* **Given information**
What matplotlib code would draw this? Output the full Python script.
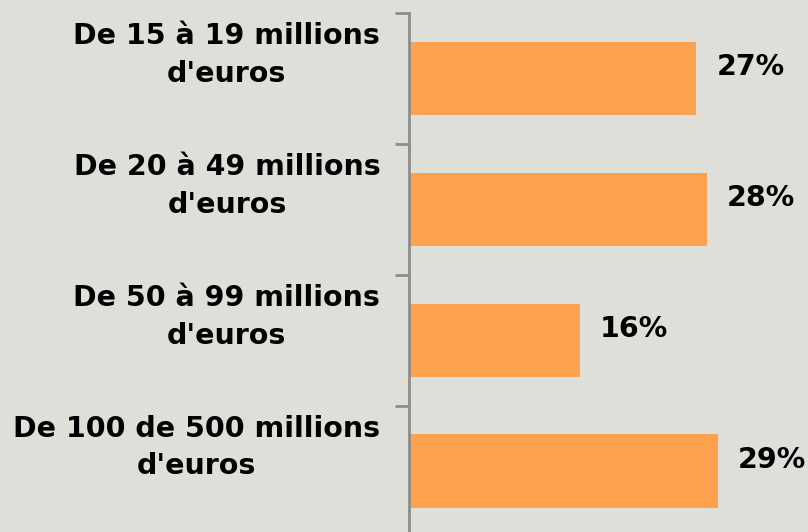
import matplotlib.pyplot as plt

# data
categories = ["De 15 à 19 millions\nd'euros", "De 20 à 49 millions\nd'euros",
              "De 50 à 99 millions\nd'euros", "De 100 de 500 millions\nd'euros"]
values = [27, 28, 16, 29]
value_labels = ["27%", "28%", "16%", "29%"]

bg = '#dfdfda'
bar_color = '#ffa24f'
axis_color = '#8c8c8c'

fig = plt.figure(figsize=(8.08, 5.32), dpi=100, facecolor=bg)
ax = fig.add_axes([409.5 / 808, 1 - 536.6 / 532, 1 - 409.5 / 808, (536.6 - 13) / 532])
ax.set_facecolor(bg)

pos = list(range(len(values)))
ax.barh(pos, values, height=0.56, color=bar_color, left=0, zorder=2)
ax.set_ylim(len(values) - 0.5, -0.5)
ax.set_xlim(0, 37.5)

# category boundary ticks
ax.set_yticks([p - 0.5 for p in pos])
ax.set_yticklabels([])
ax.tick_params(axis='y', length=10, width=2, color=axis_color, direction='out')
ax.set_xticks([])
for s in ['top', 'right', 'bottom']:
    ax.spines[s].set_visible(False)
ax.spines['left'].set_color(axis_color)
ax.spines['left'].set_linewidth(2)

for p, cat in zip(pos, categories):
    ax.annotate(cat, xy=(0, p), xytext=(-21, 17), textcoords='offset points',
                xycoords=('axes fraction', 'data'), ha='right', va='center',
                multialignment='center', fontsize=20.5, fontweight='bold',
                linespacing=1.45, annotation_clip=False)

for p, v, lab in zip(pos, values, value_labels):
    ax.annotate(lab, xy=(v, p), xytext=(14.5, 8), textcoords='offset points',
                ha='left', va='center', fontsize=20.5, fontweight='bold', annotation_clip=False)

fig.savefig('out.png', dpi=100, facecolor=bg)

* **Exercise prompt**
For this exercise, gather every line of the data that contains the word "matplotlib".

* **Correct output**
What matplotlib code would draw this? Output the full Python script.
import matplotlib.pyplot as plt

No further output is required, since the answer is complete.